What is required >>
Pictures excluded, reproduce exactly the lines below from the one with "Generate a Python" through the one with "fill_color=None, line_color=None, **HATCH)", both included.

The records >>
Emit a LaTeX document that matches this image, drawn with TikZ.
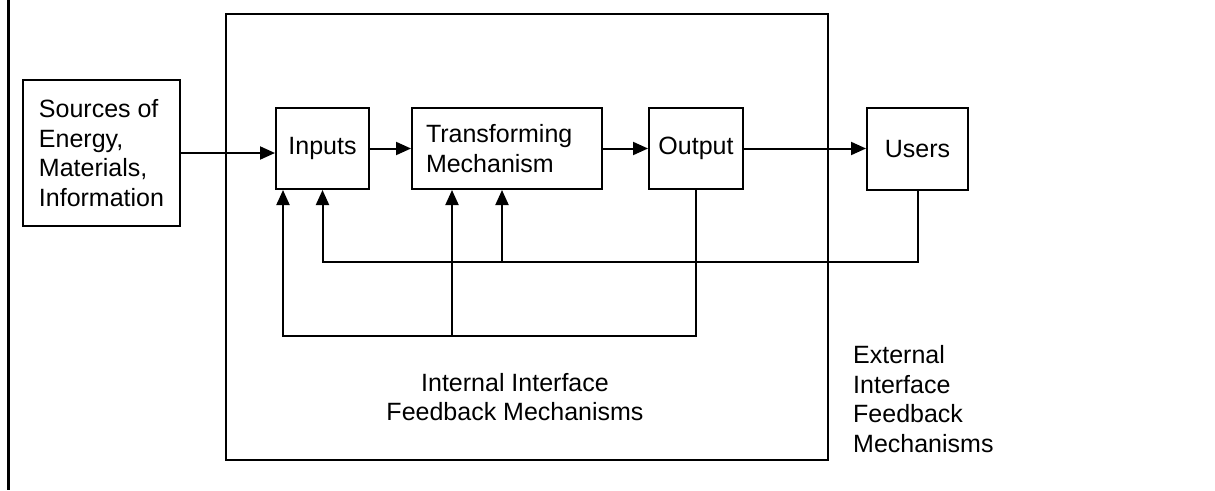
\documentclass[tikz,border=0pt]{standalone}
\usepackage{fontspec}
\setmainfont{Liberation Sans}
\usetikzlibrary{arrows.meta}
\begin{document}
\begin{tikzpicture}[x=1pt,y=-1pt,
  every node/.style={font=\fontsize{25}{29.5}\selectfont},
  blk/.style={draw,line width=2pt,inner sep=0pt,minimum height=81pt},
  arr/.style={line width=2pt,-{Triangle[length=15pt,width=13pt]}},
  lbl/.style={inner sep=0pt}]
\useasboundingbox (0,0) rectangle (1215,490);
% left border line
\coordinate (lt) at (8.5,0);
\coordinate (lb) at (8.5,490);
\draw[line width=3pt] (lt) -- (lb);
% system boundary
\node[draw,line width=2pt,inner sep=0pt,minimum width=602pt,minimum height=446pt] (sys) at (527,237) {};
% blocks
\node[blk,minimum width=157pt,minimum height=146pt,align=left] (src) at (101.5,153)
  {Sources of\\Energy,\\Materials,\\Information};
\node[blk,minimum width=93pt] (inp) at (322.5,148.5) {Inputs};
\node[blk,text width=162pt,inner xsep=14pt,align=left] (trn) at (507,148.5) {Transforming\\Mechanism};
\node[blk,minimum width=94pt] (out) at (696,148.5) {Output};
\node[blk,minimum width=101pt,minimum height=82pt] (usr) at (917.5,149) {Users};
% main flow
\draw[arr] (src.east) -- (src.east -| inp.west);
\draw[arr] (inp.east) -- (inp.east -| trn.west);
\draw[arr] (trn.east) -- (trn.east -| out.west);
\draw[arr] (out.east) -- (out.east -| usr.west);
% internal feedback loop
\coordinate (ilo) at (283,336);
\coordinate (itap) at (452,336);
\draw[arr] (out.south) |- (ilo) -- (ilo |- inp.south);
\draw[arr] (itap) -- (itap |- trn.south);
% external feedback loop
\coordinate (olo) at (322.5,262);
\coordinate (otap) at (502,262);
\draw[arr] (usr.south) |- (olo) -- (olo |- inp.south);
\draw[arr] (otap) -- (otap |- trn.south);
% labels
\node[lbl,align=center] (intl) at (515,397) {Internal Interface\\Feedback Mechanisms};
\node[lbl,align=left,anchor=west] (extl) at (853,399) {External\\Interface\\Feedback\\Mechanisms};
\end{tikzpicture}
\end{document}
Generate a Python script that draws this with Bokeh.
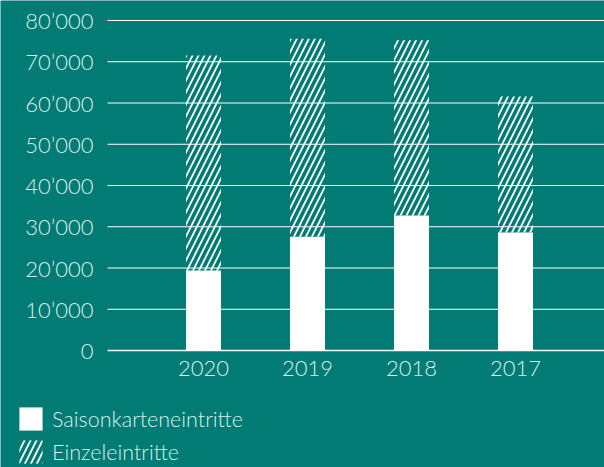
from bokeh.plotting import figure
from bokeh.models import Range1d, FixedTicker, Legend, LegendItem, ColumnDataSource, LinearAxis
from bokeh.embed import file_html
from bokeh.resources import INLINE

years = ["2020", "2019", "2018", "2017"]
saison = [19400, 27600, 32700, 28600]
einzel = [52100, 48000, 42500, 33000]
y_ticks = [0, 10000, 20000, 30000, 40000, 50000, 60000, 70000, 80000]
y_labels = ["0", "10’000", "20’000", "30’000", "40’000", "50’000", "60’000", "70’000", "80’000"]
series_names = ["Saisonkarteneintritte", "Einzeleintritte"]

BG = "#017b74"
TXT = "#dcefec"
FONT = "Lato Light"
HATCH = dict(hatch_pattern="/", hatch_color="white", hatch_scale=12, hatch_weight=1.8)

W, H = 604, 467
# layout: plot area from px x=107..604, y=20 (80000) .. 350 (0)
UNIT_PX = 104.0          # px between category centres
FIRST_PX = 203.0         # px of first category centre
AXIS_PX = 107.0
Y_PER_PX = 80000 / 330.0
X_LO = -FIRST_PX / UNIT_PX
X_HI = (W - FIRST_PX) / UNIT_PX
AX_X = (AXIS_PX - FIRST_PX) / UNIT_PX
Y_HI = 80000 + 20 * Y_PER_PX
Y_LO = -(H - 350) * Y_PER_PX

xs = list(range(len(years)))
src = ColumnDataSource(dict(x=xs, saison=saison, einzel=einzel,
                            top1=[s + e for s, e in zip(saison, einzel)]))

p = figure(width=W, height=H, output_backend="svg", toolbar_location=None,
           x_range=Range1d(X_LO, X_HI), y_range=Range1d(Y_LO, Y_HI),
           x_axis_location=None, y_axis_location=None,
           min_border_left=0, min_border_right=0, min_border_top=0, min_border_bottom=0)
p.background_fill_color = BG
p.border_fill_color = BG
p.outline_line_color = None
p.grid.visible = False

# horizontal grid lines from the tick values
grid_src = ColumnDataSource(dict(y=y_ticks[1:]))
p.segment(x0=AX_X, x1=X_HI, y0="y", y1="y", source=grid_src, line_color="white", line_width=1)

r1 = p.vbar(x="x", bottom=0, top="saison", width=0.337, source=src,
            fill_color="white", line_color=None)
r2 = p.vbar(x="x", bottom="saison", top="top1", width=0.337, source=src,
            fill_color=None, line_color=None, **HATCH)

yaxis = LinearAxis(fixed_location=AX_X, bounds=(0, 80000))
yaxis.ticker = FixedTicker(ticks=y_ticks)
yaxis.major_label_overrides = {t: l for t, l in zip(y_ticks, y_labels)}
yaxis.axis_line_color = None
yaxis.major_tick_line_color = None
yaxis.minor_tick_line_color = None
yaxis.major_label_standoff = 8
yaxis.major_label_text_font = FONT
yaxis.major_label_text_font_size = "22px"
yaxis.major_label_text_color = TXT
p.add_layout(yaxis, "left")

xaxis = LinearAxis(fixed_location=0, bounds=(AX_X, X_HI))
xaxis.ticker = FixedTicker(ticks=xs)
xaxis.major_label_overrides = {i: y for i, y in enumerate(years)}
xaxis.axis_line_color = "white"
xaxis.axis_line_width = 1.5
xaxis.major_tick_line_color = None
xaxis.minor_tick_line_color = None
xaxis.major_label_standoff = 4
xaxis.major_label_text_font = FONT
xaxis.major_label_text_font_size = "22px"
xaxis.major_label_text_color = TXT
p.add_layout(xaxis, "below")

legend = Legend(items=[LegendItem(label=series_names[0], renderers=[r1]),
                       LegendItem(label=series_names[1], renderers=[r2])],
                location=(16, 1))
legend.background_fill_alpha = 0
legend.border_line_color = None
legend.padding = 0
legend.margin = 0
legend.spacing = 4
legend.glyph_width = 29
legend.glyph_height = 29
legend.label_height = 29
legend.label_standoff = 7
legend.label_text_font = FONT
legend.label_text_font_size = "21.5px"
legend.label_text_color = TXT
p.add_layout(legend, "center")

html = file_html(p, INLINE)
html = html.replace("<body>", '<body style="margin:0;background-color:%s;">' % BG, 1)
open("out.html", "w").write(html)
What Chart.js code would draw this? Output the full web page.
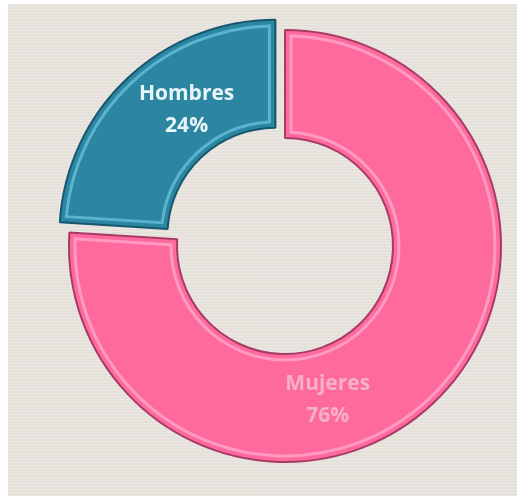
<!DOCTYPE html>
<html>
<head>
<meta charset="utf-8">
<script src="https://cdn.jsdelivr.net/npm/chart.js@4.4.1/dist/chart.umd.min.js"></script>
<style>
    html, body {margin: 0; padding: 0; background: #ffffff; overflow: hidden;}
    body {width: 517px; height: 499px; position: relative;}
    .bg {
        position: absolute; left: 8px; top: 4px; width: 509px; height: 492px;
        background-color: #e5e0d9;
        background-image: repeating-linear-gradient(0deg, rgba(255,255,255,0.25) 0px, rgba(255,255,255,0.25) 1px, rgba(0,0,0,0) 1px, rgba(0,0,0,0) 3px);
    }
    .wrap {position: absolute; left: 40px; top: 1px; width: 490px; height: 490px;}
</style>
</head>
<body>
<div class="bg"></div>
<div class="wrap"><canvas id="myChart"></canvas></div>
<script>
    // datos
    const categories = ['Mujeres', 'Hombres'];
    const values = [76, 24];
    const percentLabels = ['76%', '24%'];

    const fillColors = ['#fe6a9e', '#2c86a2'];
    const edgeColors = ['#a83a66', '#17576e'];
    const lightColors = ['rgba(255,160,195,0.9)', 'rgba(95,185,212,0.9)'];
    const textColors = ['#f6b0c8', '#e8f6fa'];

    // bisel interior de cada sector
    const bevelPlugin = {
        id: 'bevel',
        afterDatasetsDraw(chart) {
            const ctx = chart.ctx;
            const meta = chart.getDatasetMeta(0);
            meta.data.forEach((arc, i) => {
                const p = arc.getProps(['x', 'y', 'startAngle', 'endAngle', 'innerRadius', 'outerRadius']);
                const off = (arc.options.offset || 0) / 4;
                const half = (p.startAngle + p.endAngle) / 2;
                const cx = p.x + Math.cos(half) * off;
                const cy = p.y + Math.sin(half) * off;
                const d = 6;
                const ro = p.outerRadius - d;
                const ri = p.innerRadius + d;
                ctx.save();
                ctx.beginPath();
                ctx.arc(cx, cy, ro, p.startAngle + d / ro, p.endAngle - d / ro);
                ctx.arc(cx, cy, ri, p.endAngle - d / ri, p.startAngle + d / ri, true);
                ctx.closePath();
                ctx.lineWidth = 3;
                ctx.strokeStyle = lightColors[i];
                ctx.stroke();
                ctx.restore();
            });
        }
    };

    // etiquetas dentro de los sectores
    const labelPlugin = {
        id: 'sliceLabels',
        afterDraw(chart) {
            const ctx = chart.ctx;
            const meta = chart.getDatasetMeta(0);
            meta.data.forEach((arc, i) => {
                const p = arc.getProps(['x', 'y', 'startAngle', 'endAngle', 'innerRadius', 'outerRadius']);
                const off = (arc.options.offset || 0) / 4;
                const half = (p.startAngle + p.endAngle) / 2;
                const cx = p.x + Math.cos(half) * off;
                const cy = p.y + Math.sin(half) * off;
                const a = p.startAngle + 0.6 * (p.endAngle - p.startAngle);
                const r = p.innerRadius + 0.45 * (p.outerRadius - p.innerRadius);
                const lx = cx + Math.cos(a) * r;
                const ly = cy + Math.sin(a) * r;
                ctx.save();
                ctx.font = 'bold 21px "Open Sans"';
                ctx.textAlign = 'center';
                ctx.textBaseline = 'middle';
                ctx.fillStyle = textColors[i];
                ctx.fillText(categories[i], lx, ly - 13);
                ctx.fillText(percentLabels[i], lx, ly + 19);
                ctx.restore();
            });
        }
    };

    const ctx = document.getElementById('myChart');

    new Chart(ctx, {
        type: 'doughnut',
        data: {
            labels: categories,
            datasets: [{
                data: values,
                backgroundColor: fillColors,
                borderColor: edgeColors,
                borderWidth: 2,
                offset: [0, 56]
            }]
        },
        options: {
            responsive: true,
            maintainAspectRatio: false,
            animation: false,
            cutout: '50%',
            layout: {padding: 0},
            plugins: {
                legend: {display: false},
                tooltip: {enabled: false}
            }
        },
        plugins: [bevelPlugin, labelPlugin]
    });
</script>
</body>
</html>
* * *
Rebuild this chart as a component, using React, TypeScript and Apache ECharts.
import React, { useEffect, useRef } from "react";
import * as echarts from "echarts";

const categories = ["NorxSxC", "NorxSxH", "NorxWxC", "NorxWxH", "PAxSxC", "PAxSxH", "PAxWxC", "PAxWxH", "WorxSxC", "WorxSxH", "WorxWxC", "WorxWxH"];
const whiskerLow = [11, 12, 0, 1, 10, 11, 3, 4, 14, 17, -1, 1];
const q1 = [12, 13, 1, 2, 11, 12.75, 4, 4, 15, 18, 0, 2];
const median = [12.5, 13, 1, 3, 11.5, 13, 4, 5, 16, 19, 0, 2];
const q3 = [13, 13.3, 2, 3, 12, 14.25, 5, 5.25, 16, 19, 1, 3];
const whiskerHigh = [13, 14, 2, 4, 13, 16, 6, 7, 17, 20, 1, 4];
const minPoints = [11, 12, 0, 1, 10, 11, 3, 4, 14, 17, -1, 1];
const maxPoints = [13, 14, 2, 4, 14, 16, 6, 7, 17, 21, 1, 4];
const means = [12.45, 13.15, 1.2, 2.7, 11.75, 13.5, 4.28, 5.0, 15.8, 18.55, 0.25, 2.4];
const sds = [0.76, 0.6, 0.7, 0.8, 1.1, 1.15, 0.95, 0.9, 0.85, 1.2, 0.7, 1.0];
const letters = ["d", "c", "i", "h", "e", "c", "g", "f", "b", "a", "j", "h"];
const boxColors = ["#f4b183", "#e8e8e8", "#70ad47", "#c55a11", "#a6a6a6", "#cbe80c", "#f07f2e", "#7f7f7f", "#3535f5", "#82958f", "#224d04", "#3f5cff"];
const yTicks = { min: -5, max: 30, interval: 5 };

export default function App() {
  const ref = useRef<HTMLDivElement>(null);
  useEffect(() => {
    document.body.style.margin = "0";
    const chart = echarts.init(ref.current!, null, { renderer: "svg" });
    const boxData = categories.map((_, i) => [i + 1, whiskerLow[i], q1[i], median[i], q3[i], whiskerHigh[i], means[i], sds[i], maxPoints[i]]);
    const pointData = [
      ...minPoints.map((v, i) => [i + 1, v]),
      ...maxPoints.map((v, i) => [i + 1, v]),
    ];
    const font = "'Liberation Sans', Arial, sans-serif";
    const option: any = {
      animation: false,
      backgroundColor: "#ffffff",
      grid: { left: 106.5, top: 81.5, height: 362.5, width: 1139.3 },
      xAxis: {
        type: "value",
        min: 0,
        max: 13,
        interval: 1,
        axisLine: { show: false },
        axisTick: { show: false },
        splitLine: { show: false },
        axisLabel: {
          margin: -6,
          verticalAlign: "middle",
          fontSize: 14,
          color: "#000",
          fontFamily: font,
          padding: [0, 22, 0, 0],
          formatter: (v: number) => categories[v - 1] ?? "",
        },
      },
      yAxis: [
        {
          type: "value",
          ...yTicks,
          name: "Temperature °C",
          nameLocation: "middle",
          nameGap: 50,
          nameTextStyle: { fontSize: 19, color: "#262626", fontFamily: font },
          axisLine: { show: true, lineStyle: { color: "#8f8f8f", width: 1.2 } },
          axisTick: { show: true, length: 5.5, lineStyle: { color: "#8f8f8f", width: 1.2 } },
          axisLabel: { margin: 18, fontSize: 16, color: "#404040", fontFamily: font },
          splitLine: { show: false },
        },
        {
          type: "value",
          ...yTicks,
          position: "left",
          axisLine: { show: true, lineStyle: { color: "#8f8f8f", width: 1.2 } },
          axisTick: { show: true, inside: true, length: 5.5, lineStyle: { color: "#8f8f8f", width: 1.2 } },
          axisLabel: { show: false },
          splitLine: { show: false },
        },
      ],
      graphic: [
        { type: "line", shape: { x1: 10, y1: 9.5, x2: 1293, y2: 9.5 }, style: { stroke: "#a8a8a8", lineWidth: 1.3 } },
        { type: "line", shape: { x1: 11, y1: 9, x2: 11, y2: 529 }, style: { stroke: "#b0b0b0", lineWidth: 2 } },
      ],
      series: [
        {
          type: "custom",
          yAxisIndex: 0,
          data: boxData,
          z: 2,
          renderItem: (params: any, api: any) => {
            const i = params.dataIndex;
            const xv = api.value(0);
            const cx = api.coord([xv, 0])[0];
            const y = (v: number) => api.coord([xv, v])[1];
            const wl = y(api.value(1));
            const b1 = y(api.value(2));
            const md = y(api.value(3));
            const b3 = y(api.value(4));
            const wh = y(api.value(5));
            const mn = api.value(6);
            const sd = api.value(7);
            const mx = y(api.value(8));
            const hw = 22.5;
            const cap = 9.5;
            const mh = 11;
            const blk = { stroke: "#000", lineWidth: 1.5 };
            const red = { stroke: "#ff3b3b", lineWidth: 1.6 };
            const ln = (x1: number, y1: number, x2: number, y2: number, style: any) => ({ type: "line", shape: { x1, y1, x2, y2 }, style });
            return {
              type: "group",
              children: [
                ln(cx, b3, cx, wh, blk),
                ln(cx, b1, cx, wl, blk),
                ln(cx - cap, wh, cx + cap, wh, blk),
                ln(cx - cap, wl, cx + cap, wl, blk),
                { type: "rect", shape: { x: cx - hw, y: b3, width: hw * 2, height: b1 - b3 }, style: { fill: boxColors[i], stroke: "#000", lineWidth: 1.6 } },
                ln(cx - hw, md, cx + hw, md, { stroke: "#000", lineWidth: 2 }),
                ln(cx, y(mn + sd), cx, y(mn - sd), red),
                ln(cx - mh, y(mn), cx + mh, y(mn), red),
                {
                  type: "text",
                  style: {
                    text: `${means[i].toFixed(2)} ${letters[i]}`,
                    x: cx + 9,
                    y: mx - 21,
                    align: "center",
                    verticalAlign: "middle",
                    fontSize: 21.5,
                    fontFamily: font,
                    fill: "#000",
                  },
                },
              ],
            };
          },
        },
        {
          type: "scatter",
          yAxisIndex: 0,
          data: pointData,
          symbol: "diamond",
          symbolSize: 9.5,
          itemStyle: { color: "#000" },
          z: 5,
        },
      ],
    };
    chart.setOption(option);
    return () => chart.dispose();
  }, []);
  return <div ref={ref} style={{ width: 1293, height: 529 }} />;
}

Expected answer >>
Generate a Python script that draws this with Bokeh.
from bokeh.plotting import figure
from bokeh.models import Range1d, FixedTicker, Legend, LegendItem, ColumnDataSource, LinearAxis
from bokeh.embed import file_html
from bokeh.resources import INLINE

years = ["2020", "2019", "2018", "2017"]
saison = [19400, 27600, 32700, 28600]
einzel = [52100, 48000, 42500, 33000]
y_ticks = [0, 10000, 20000, 30000, 40000, 50000, 60000, 70000, 80000]
y_labels = ["0", "10’000", "20’000", "30’000", "40’000", "50’000", "60’000", "70’000", "80’000"]
series_names = ["Saisonkarteneintritte", "Einzeleintritte"]

BG = "#017b74"
TXT = "#dcefec"
FONT = "Lato Light"
HATCH = dict(hatch_pattern="/", hatch_color="white", hatch_scale=12, hatch_weight=1.8)

W, H = 604, 467
# layout: plot area from px x=107..604, y=20 (80000) .. 350 (0)
UNIT_PX = 104.0          # px between category centres
FIRST_PX = 203.0         # px of first category centre
AXIS_PX = 107.0
Y_PER_PX = 80000 / 330.0
X_LO = -FIRST_PX / UNIT_PX
X_HI = (W - FIRST_PX) / UNIT_PX
AX_X = (AXIS_PX - FIRST_PX) / UNIT_PX
Y_HI = 80000 + 20 * Y_PER_PX
Y_LO = -(H - 350) * Y_PER_PX

xs = list(range(len(years)))
src = ColumnDataSource(dict(x=xs, saison=saison, einzel=einzel,
                            top1=[s + e for s, e in zip(saison, einzel)]))

p = figure(width=W, height=H, output_backend="svg", toolbar_location=None,
           x_range=Range1d(X_LO, X_HI), y_range=Range1d(Y_LO, Y_HI),
           x_axis_location=None, y_axis_location=None,
           min_border_left=0, min_border_right=0, min_border_top=0, min_border_bottom=0)
p.background_fill_color = BG
p.border_fill_color = BG
p.outline_line_color = None
p.grid.visible = False

# horizontal grid lines from the tick values
grid_src = ColumnDataSource(dict(y=y_ticks[1:]))
p.segment(x0=AX_X, x1=X_HI, y0="y", y1="y", source=grid_src, line_color="white", line_width=1)

r1 = p.vbar(x="x", bottom=0, top="saison", width=0.337, source=src,
            fill_color="white", line_color=None)
r2 = p.vbar(x="x", bottom="saison", top="top1", width=0.337, source=src,
            fill_color=None, line_color=None, **HATCH)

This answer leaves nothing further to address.